> _Short problem_: Print exactly the lines running from the one that holds "Write a web" through the one that holds "var xTicks = [0, 5, 10, 15];", please, and leave the pictures out.

> _Input rows_:
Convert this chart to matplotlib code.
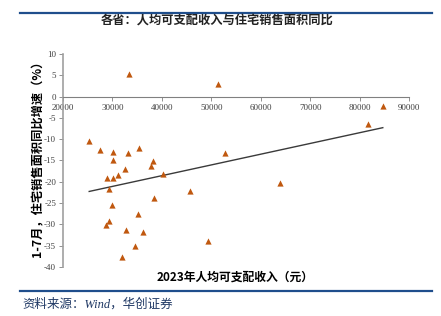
...
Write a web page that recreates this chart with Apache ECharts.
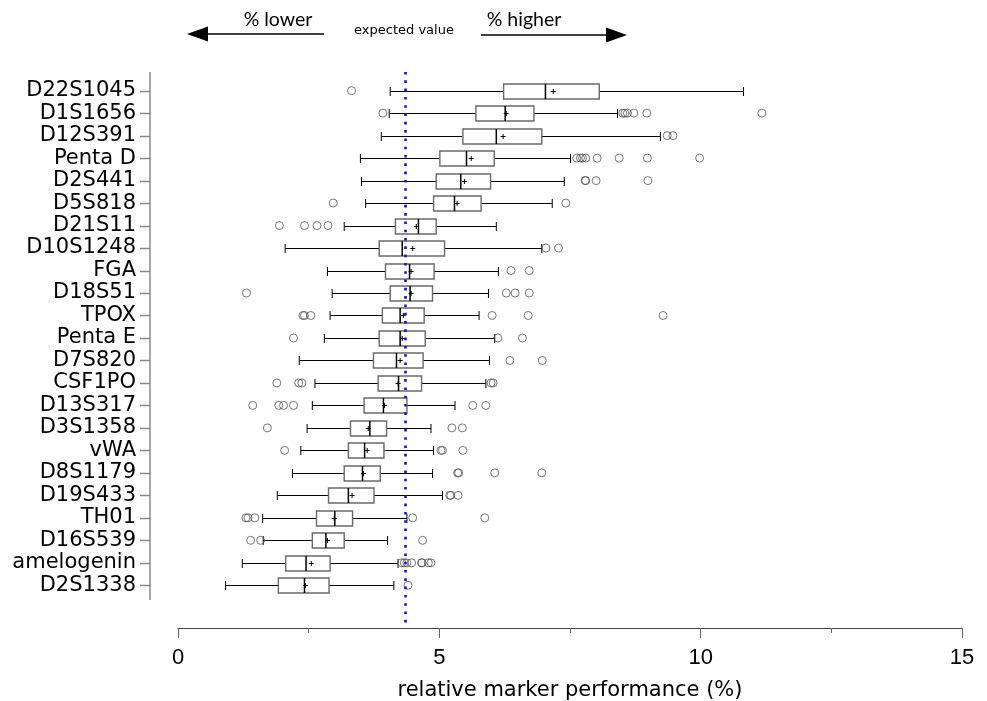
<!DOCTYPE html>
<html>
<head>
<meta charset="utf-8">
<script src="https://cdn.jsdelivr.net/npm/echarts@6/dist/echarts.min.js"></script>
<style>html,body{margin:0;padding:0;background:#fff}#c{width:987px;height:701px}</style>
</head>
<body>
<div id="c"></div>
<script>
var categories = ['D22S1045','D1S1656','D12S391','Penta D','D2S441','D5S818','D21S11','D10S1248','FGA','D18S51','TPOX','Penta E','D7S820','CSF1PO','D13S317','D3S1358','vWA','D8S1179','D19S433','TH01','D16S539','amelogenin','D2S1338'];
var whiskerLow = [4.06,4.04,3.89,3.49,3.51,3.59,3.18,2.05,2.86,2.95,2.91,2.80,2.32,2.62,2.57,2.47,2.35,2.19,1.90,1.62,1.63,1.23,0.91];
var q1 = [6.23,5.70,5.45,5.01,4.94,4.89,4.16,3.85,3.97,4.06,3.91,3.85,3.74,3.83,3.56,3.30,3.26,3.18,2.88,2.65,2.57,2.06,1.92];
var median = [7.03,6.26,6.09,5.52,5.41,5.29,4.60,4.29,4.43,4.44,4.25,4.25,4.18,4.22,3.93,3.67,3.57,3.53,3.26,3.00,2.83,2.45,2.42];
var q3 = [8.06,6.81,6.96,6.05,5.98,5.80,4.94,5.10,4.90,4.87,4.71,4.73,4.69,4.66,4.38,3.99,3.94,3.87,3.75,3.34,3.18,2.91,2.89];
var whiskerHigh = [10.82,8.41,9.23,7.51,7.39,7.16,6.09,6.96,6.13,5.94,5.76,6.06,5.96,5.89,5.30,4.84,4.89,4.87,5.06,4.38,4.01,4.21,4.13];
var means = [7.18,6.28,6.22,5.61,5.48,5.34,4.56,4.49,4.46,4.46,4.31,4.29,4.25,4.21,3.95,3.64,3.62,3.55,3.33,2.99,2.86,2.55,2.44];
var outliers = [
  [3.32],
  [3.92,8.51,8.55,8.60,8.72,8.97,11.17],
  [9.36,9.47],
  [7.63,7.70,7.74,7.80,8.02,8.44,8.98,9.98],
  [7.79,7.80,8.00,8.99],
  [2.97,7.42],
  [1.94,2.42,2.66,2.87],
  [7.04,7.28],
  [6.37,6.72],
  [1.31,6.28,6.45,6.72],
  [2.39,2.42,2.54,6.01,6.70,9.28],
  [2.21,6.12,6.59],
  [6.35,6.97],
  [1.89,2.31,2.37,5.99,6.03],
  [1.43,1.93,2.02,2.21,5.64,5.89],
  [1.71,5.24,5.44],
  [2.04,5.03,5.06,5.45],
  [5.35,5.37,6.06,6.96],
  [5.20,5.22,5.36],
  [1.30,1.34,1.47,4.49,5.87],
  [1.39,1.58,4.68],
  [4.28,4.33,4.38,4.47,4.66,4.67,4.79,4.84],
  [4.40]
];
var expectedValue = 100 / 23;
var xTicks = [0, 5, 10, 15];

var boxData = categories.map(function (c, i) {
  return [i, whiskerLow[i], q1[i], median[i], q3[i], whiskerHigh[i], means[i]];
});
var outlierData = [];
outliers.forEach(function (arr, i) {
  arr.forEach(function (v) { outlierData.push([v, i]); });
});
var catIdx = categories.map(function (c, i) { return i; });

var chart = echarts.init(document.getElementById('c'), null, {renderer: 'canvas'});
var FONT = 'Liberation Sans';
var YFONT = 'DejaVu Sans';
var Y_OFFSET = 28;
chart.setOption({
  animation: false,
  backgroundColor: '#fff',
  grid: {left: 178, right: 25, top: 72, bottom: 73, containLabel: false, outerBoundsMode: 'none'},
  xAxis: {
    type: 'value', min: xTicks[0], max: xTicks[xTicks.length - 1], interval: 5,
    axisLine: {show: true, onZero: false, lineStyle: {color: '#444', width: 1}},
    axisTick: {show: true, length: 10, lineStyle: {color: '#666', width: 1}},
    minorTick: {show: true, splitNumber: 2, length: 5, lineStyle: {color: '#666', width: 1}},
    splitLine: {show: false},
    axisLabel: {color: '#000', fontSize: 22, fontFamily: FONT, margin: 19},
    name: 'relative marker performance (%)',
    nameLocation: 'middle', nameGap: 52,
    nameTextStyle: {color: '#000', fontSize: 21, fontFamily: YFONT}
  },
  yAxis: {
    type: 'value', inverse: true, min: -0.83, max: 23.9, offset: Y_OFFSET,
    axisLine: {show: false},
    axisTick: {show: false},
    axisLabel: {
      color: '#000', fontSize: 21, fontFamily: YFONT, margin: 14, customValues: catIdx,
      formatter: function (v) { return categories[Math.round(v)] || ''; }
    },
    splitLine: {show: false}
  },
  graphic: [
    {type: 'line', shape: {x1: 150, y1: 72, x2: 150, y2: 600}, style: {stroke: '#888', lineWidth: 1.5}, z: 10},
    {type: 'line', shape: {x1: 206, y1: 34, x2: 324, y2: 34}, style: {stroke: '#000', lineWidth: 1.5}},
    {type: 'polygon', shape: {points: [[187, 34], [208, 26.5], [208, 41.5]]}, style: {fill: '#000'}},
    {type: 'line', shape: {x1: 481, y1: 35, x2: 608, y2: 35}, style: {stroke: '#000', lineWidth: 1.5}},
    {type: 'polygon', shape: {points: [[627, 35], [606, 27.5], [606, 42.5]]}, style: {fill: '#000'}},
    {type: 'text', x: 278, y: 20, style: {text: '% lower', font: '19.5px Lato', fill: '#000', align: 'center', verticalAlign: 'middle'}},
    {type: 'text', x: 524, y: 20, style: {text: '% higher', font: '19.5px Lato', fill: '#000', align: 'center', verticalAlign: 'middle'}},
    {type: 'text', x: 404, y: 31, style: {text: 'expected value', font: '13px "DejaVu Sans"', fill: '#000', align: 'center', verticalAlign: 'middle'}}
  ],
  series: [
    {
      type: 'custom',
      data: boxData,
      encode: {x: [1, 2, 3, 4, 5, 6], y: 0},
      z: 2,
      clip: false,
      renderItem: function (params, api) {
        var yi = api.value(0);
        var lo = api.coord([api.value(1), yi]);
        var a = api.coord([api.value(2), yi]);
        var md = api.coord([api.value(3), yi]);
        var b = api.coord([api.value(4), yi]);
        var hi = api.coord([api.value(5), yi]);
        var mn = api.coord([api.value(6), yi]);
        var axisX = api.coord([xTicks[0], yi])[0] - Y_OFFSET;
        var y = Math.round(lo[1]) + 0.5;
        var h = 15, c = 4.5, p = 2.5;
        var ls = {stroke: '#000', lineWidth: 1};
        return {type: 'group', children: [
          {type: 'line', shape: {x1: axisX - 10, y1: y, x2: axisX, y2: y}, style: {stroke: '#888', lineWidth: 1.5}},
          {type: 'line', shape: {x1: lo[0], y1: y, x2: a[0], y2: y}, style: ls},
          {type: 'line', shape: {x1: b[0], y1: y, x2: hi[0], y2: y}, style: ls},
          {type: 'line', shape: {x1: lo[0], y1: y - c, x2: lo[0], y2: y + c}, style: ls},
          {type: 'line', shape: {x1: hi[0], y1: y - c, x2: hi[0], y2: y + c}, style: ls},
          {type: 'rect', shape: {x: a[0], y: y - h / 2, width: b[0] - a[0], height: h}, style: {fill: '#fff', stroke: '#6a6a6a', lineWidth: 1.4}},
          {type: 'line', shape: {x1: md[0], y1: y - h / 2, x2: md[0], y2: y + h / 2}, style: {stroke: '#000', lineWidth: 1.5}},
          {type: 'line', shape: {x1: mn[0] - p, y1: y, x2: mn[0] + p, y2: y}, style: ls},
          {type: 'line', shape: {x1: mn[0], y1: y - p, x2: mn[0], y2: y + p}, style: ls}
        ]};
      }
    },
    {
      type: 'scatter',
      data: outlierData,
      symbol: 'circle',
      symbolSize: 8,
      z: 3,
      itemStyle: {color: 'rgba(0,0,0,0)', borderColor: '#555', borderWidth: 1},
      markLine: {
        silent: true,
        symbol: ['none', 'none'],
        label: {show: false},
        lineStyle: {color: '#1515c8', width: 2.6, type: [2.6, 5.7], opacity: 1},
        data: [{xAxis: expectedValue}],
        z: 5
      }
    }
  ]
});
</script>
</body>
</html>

> _Task answer_:
Write a web page that recreates this chart with Apache ECharts.
<!DOCTYPE html>
<html>
<head>
<meta charset="utf-8">
<script src="https://cdn.jsdelivr.net/npm/echarts@6/dist/echarts.min.js"></script>
<style>html,body{margin:0;padding:0;background:#fff}#c{width:987px;height:701px}</style>
</head>
<body>
<div id="c"></div>
<script>
var categories = ['D22S1045','D1S1656','D12S391','Penta D','D2S441','D5S818','D21S11','D10S1248','FGA','D18S51','TPOX','Penta E','D7S820','CSF1PO','D13S317','D3S1358','vWA','D8S1179','D19S433','TH01','D16S539','amelogenin','D2S1338'];
var whiskerLow = [4.06,4.04,3.89,3.49,3.51,3.59,3.18,2.05,2.86,2.95,2.91,2.80,2.32,2.62,2.57,2.47,2.35,2.19,1.90,1.62,1.63,1.23,0.91];
var q1 = [6.23,5.70,5.45,5.01,4.94,4.89,4.16,3.85,3.97,4.06,3.91,3.85,3.74,3.83,3.56,3.30,3.26,3.18,2.88,2.65,2.57,2.06,1.92];
var median = [7.03,6.26,6.09,5.52,5.41,5.29,4.60,4.29,4.43,4.44,4.25,4.25,4.18,4.22,3.93,3.67,3.57,3.53,3.26,3.00,2.83,2.45,2.42];
var q3 = [8.06,6.81,6.96,6.05,5.98,5.80,4.94,5.10,4.90,4.87,4.71,4.73,4.69,4.66,4.38,3.99,3.94,3.87,3.75,3.34,3.18,2.91,2.89];
var whiskerHigh = [10.82,8.41,9.23,7.51,7.39,7.16,6.09,6.96,6.13,5.94,5.76,6.06,5.96,5.89,5.30,4.84,4.89,4.87,5.06,4.38,4.01,4.21,4.13];
var means = [7.18,6.28,6.22,5.61,5.48,5.34,4.56,4.49,4.46,4.46,4.31,4.29,4.25,4.21,3.95,3.64,3.62,3.55,3.33,2.99,2.86,2.55,2.44];
var outliers = [
  [3.32],
  [3.92,8.51,8.55,8.60,8.72,8.97,11.17],
  [9.36,9.47],
  [7.63,7.70,7.74,7.80,8.02,8.44,8.98,9.98],
  [7.79,7.80,8.00,8.99],
  [2.97,7.42],
  [1.94,2.42,2.66,2.87],
  [7.04,7.28],
  [6.37,6.72],
  [1.31,6.28,6.45,6.72],
  [2.39,2.42,2.54,6.01,6.70,9.28],
  [2.21,6.12,6.59],
  [6.35,6.97],
  [1.89,2.31,2.37,5.99,6.03],
  [1.43,1.93,2.02,2.21,5.64,5.89],
  [1.71,5.24,5.44],
  [2.04,5.03,5.06,5.45],
  [5.35,5.37,6.06,6.96],
  [5.20,5.22,5.36],
  [1.30,1.34,1.47,4.49,5.87],
  [1.39,1.58,4.68],
  [4.28,4.33,4.38,4.47,4.66,4.67,4.79,4.84],
  [4.40]
];
var expectedValue = 100 / 23;
var xTicks = [0, 5, 10, 15];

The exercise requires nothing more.